Prendre acte ainsi du fait que le travail n’a plus vocation à assurer l’autonomie de l’homme, c’est accepter l’exploitation, et demander à la société de se substituer à l’employeur pour payer le prix réel du travail n’est en aucun cas une avancée sociale.

Néanmoins, monsieur le haut-commissaire, des milliers de personnes vont bénéficier de ce revenu de solidarité active qui vous tient à cœur.

Certaines d’entre elles ont un nom et un visage pour moi.
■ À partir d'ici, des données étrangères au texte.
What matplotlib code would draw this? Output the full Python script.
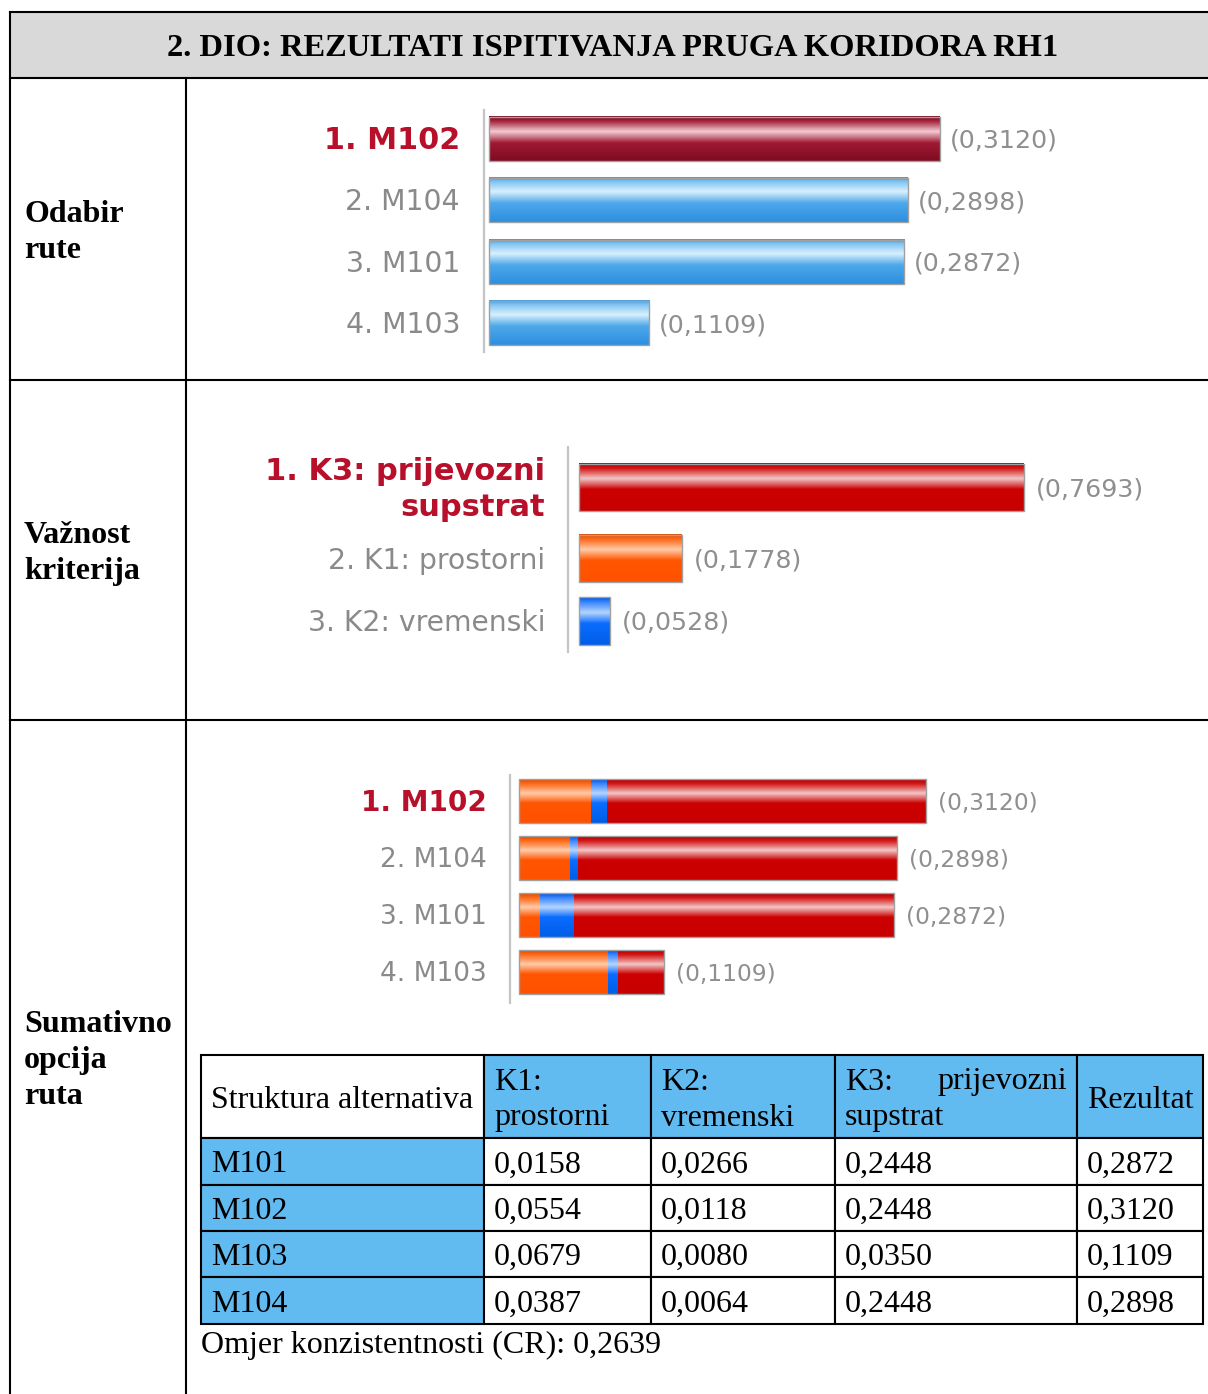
import numpy as np
import matplotlib
matplotlib.use('Agg')
import matplotlib.pyplot as plt
from matplotlib.colors import LinearSegmentedColormap
from matplotlib.patches import Rectangle

plt.rcParams['font.family'] = ['DejaVu Sans']

# podaci
title = '2. DIO: REZULTATI ISPITIVANJA PRUGA KORIDORA RH1'
row_titles = [['Odabir', 'rute'], ['Važnost', 'kriterija'], ['Sumativno', 'opcija', 'ruta']]

alternatives = ['M101', 'M102', 'M103', 'M104']
k1_values = [0.0158, 0.0554, 0.0679, 0.0387]
k2_values = [0.0266, 0.0118, 0.0080, 0.0064]
k3_values = [0.2448, 0.2448, 0.0350, 0.2448]
results = [0.2872, 0.3120, 0.1109, 0.2898]

criteria = ['K3: prijevozni\nsupstrat', 'K1: prostorni', 'K2: vremenski']
criteria_weights = [0.7693, 0.1778, 0.0528]

table_header = ['Struktura alternativa', 'K1:\nprostorni', 'K2:\nvremenski',
                'K3: prijevozni\nsupstrat', 'Rezultat']
consistency_ratio = 0.2639

W, H = 1208, 1394
SERIF = 'Liberation Serif'
BASE = 11  # pomak od sredine do osnovne linije (px)
fig = plt.figure(figsize=(W / 100, H / 100), dpi=100)


def fmt(v):
    return f'{v:.4f}'.replace('.', ',')


def fig_rect(x0, y0, x1, y1):
    return [x0 / W, 1 - y1 / H, (x1 - x0) / W, (y1 - y0) / H]


# stilovi sjajnih traka (gradijent odozgo prema dolje)
red_dark = [(0, '#7d0c22'), (0.1, '#a3213a'), (0.34, '#f3cbd3'), (0.6, '#a01933'), (1, '#7e0b22')]
blue_light = [(0, '#3d9be2'), (0.1, '#84c5f2'), (0.32, '#d8f0fd'), (0.58, '#4ea8ea'), (1, '#2d8fe0')]
red = [(0, '#b00000'), (0.1, '#d41818'), (0.32, '#f2c6c6'), (0.55, '#cc0000'), (1, '#c80000')]
orange = [(0, '#e04a00'), (0.1, '#ff6a1a'), (0.32, '#ffcaa8'), (0.55, '#ff5500'), (1, '#ff5200')]
blue = [(0, '#0055dd'), (0.1, '#3b86ff'), (0.32, '#b5d4ff'), (0.55, '#0a6cff'), (1, '#005ee6')]

RANK1 = '#b80f2a'
GRAY = '#8a8a8a'


def gloss_bar(ax, left, width, y, height, style, edge=True):
    cmap = LinearSegmentedColormap.from_list('g', style)
    grad = np.linspace(0, 1, 64).reshape(-1, 1)
    ax.imshow(grad, cmap=cmap, aspect='auto', interpolation='bilinear',
              extent=(left, left + width, y + height / 2, y - height / 2), zorder=2)
    if edge:
        ax.add_patch(Rectangle((left, y - height / 2), width, height, fill=False,
                               edgecolor='#a0a0a0', lw=1.0, zorder=3))


def chart_axes(x_axis, top, bottom, px_per_unit, pad):
    ax = fig.add_axes(fig_rect(x_axis, top, W, bottom))
    ax.patch.set_visible(False)
    for s in ['top', 'right', 'bottom']:
        ax.spines[s].set_visible(False)
    ax.spines['left'].set_color('#c4c4c4')
    ax.spines['left'].set_linewidth(1.6)
    ax.set_xticks([])
    ax.set_yticks([])
    ax.set_xlim(-pad / px_per_unit, (W - x_axis - pad) / px_per_unit)
    return ax


def rank_label(ax, y, text, first, size_bold, size_reg, off):
    ax.annotate(text, xy=(0, y), xycoords=('axes fraction', 'data'),
                xytext=(-off, -2), textcoords='offset pixels', ha='right', va='center',
                fontsize=size_bold if first else size_reg,
                fontweight='bold' if first else 'normal',
                color=RANK1 if first else GRAY, linespacing=1.3)


def value_label(ax, x, y, v, size, off):
    ax.annotate(f'({fmt(v)})', xy=(x, y), xytext=(off, -2), textcoords='offset pixels',
                ha='left', va='center', fontsize=size, color='#8f8f8f')


def serif(x, y, s, ha='left', bold=False, size=23):
    bg.text(x, y + BASE, s, ha=ha, va='baseline', fontsize=size,
            fontweight='bold' if bold else 'normal', family=SERIF)


# pozadina: okvir tablice
bg = fig.add_axes([0, 0, 1, 1])
bg.set_xlim(0, W)
bg.set_ylim(H, 0)
bg.set_axis_off()

section_edges = [78, 380, 720, H]
bg.add_patch(Rectangle((10, 12), W - 10, 66, facecolor='#d9d9d9', edgecolor='none'))
for y in [12] + section_edges[:-1]:
    bg.plot([10, W], [y, y], color='black', lw=1.5)
bg.plot([10, 10], [12, H], color='black', lw=1.5)
bg.plot([186, 186], [78, H], color='black', lw=1.5)
serif(613, 45, title, ha='center', bold=True, size=23.4)

for i, lines in enumerate(row_titles):
    yc = (section_edges[i] + section_edges[i + 1]) / 2
    for j, line in enumerate(lines):
        serif(24, yc + (j - (len(lines) - 1) / 2) * 36.5, line, bold=True)

# 1. Odabir rute
order = list(np.argsort(results)[::-1])
ax1 = chart_axes(484, 110, 352, 1445, 5)
for i, idx in enumerate(order):
    gloss_bar(ax1, 0, results[idx], i, 0.72, red_dark if i == 0 else blue_light)
    rank_label(ax1, i, f'{i + 1}. {alternatives[idx]}', i == 0, 21.8, 20.4, 24)
    value_label(ax1, results[idx], i, results[idx], 18.2, 10)
ax1.set_ylim(len(order) - 0.53, -0.47)

# 2. Važnost kriterija
row_h = np.array([1 + 0.3 * c.count('\n') for c in criteria])
centers = np.cumsum(row_h) - row_h / 2
ax2 = chart_axes(568, 447, 652, 578, 11)
crit_styles = [red, orange, blue]
for i, (c, w) in enumerate(zip(criteria, criteria_weights)):
    gloss_bar(ax2, 0, w, centers[i], 0.76, crit_styles[i])
    rank_label(ax2, centers[i], f'{i + 1}. {c}', i == 0, 22, 20.3, 23)
    value_label(ax2, w, centers[i], w, 18.3, 12)
ax2.set_ylim(row_h.sum(), 0)

# 3. Sumativno
ax3 = chart_axes(510, 775, 1003, 1305, 9)
for i, idx in enumerate(order):
    left = 0
    for vals, st in [(k1_values, orange), (k2_values, blue), (k3_values, red)]:
        gloss_bar(ax3, left, vals[idx], i, 0.77, st, edge=False)
        left += vals[idx]
    ax3.add_patch(Rectangle((0, i - 0.385), left, 0.77, fill=False,
                            edgecolor='#a0a0a0', lw=1.0, zorder=3))
    rank_label(ax3, i, f'{i + 1}. {alternatives[idx]}', i == 0, 20.1, 19, 23)
    value_label(ax3, left, i, results[idx], 16.8, 12)
ax3.set_ylim(len(order) - 0.46, -0.46)

# tablica strukture alternativa
col_edges = [201, 484, 651, 835, 1077, 1203]
row_edges = [1055, 1138, 1185, 1231, 1277, 1324]
CELL_BLUE = '#62bbf0'
cells = [table_header] + [[a, fmt(k1), fmt(k2), fmt(k3), fmt(r)] for a, k1, k2, k3, r in
                          zip(alternatives, k1_values, k2_values, k3_values, results)]
for r, row in enumerate(cells):
    y0, y1 = row_edges[r], row_edges[r + 1]
    for c, txt in enumerate(row):
        x0, x1 = col_edges[c], col_edges[c + 1]
        blue_cell = (r == 0) != (c == 0)
        bg.add_patch(Rectangle((x0, y0), x1 - x0, y1 - y0,
                               facecolor=CELL_BLUE if blue_cell else 'white',
                               edgecolor='black', lw=1.5))
        lines = txt.split('\n')
        yc = (y0 + y1) / 2
        for j, line in enumerate(lines):
            ly = yc + (j - (len(lines) - 1) / 2) * 36
            words = line.split(' ')
            if len(lines) > 1 and len(words) > 1:
                # obostrano poravnanje
                serif(x0 + 10, ly, words[0])
                serif(x1 - 10, ly, words[-1], ha='right')
            else:
                serif(x0 + 10, ly, line)

serif(201, 1342, f'Omjer konzistentnosti (CR): {fmt(consistency_ratio)}')

fig.savefig('out.png', dpi=100)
Ce sont des mères de famille qui prennent le risque de laisser dormir leurs jeunes enfants seuls, de les laisser se réveiller et se préparer seuls pour aller à l’école parce qu’elles n’ont trouvé comme emploi que le nettoyage de 240 bureaux à Paris, alors qu’elles habitent à vingt kilomètres de là, soit trois heures de ménage, à cinq heures du matin, pour une rémunération équivalente au SMIC. La perception de 100 euros ou de 200 euros supplémentaires sera précieuse pour ces femmes, notamment.

Par ailleurs, nous savons que ce gouvernement prépare encore nombre de réformes qui ne feront qu’aggraver la situation de ces personnes les plus fragiles, les plus en difficulté.

Nous savons aussi que le patronat, parce qu’il est inconditionnellement soutenu par le Gouvernement le plus dur que nous connaissions depuis longtemps, n’hésitera pas à profiter du RSA pour développer encore les emplois à temps partiel subi, rémunérés le moins possible.

C’est pourquoi, monsieur le haut-commissaire, avec regret, les membres de mon groupe ne voteront pas en faveur de votre projet de loi et s’abstiendront.